Certainly go to the websites of major manufacturers of bullets and powders for loading recipes. They publish new data for new products on the internet long before it appears in their reloading manual. After more than 50 years of reloading experience, that’s the only place I’ll go on the web for reloading data.
OK, OK. I’m through preaching.
But in the same breath as telling you that reloading is safe, I needed to tell you when it is not. Consider yourself informed and forewarned.
Now it’s time to move on to the fun and practical side of reloading.
Compare the cost of assembling your own ammunition with that of an equivalent amount of factory ammo. Ignoring your initial investment in equipment, the savings can be startling.
But here’s the “truth in advertising.” Certainly you’ll save more per round, but since the reloaded ammo is cheaper, you tend to shoot lots more. In the end I bet you don’t save a penny by reloading, and in fact spend more overall on ammo. That’s because you’re shooting more.
Hard as I look at that fact, I fail to see a reason not to reload. If you’re shooting more and having more fun both at the reloading bench and the range, that’s a good thing, right?
But that’s only the start of the fun.
Through careful testing and adjusting, you can fine tune your ammo to match your specific firearm. Guns are as individualistic as people and each will have its own preferences for ammo. Factory ammo is an average load designed to work in all rifles, but a reloading setup lets you go further. Lots further. You’ll have a hard time believing the improvements when your ammo matches your rifle perfectly.

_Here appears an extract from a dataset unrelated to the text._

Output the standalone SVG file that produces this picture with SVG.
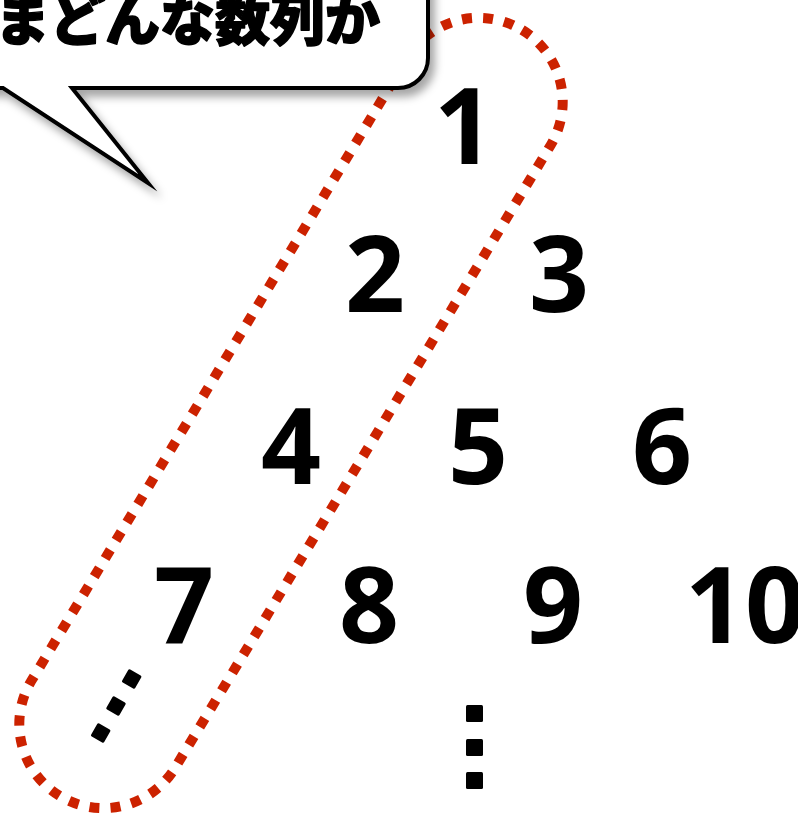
<svg xmlns="http://www.w3.org/2000/svg" width="798" height="814" viewBox="0 0 798 814">
<style>
.num{font-family:"Open Sans","Noto Sans","DejaVu Sans",sans-serif;font-weight:700;font-size:105px;fill:#000;text-anchor:middle}
.jp{font-family:"Noto Sans CJK JP","Noto Sans",sans-serif;font-weight:900;font-size:55px;fill:#000;stroke:#000;stroke-width:1.5;stroke-linejoin:round}
.dot{fill:#000}
</style>
<defs>
<filter id="sh" x="-20%" y="-20%" width="140%" height="160%">
<feDropShadow dx="5" dy="7" stdDeviation="4" flood-color="#000" flood-opacity="0.35"/>
</filter>
</defs>
<rect width="798" height="814" fill="#fff"/>
<g id="connectors">
<rect id="group-outline" x="207" y="-34.4" width="168" height="894.8" rx="84" ry="84" fill="none" stroke="#cc2200" stroke-width="10" stroke-dasharray="10 11.08" transform="rotate(31.1 291 413)"/>
</g>
<g id="bubble">
<path d="M -20 -60 H 398 A 30 30 0 0 1 428 -30 V 58 A 30 30 0 0 1 398 88 H 72 L 148 183 L 3 88 H -20 Z" fill="#fff" stroke="#000" stroke-width="4" stroke-linejoin="miter" stroke-miterlimit="10" filter="url(#sh)"/>
<text class="jp" x="-5" y="40">まどんな数列か</text>
</g>
<g id="n1"><text class="num" x="464" y="164">1</text></g>
<g id="n2"><text class="num" x="375" y="312">2</text></g>
<g id="n3"><text class="num" x="559" y="312">3</text></g>
<g id="n4"><text class="num" x="291" y="484">4</text></g>
<g id="n5"><text class="num" x="478" y="484">5</text></g>
<g id="n6"><text class="num" x="662" y="484">6</text></g>
<g id="n7"><text class="num" x="184" y="643">7</text></g>
<g id="n8"><text class="num" x="369" y="643">8</text></g>
<g id="n9"><text class="num" x="553" y="643">9</text></g>
<g id="n10"><text class="num" x="745" y="643">10</text></g>
<g id="vdots">
<rect class="dot" x="466" y="705" width="17" height="17" rx="1.5"/>
<rect class="dot" x="466" y="739" width="17" height="17" rx="1.5"/>
<rect class="dot" x="466" y="772" width="17" height="17" rx="1.5"/>
</g>
<g id="ddots">
<rect class="dot" x="-7.5" y="-7.5" width="15" height="15" rx="1.5" transform="translate(131.7 679) rotate(30)"/>
<rect class="dot" x="-7.5" y="-7.5" width="15" height="15" rx="1.5" transform="translate(116 706) rotate(30)"/>
<rect class="dot" x="-7.5" y="-7.5" width="15" height="15" rx="1.5" transform="translate(100.7 733) rotate(30)"/>
</g>
</svg>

You can also use your reloading outfit to “customize” ammo for different uses. Factory ammo is extremely limited in the selection of bullets. Study the bullets available for reloading in any caliber or diameter, and you’re likely to discover dozens of new possibilities.
Sure, you won’t buy and use all of them. But you can find bullets that are much better suited than factory ammo for specific game.
Beating the performance of bullets in factory ammo is only the tip of the iceberg. You can also explore uses well beyond the realm of hunting or defense.
That’s where the fun lies for me.
I keep my eyes open for deals, really cheap bullets that I never intend to hunt with. They’re perfect for assembling cheap practice rounds while I save the expensive premium bullets for hunting.
You’ll never see factory rifle ammo loaded and darned few handgun rounds loaded with lead bullets. But using lead bullets for reloading and the savings go through the roof.
No, you can’t push lead bullets as fast as jacketed bullets, but that’s the point. The lower velocity loads use lots less powder and the cast bullets are lots cheaper, so the savings mount even further. You can reload cast bullet ammo to feed rifles and pistols for little more cost than shooting .22 rimfire ammo!
The low velocity of cast bullets opens another important door. It’s absolutely perfect for small game hunting.
I know of no better field practice for big game rifles and handguns than hunting snowshoe hare with low-velocity cast bullet ammo. You’ll get more shots at snowshoe hare in a single winter than you’ll manage in a lifetime on big game. The extra shooting pays off handsomely when you switch over to high-power big game loads.
Of course, you’re not restricted to rifle and pistol ammo at the reloading bench. Different equipment is required, but you can also save money and often improve performance by reloading your own shotgun ammo. The savings aren’t as great as with rifle and handgun ammo, but if you shoot lots, every cent counts.
Another area for “reloading” has nothing to do with cartridges at all. I’m talking about load development for muzzleloaders.
You have to assemble your ammo every time you load a muzzleloader, so what’s the big deal?
Through load testing and adjustment you can also make your muzzleloader cheaper to shoot and much more versatile. You can make it lots more accurate, too. If you’re using a modern inline rifle with pellets, sabots and jacketed bullets, hang onto your hat.
Try switching to loose powder rather than pellets for more flexibility in the amount of powder you use. Loose powder can result in a huge improvement in accuracy as it also cuts costs. Along with the change to loose powder, you can drop the expensive jacketed bullets and switch to lead for your practice rounds.
You can go one step further and do away with the sabots and bullets altogether, moving on to the round balls with patches of traditional muzzleloaders for off-season use. Reduce powder charges to the realm of 25 or 30 grains with the round balls, and you have perfect snowshoe hare rounds.
You can shoot well over 100 round ball loads for the cost of 10 or 20 loads with pellets, sabots and jacketed bullets. Best of all, they are perfect fodder for head shots on snowshoe hare.
So what’s stopping you? Isn’t it high time you got busy with winter reloading?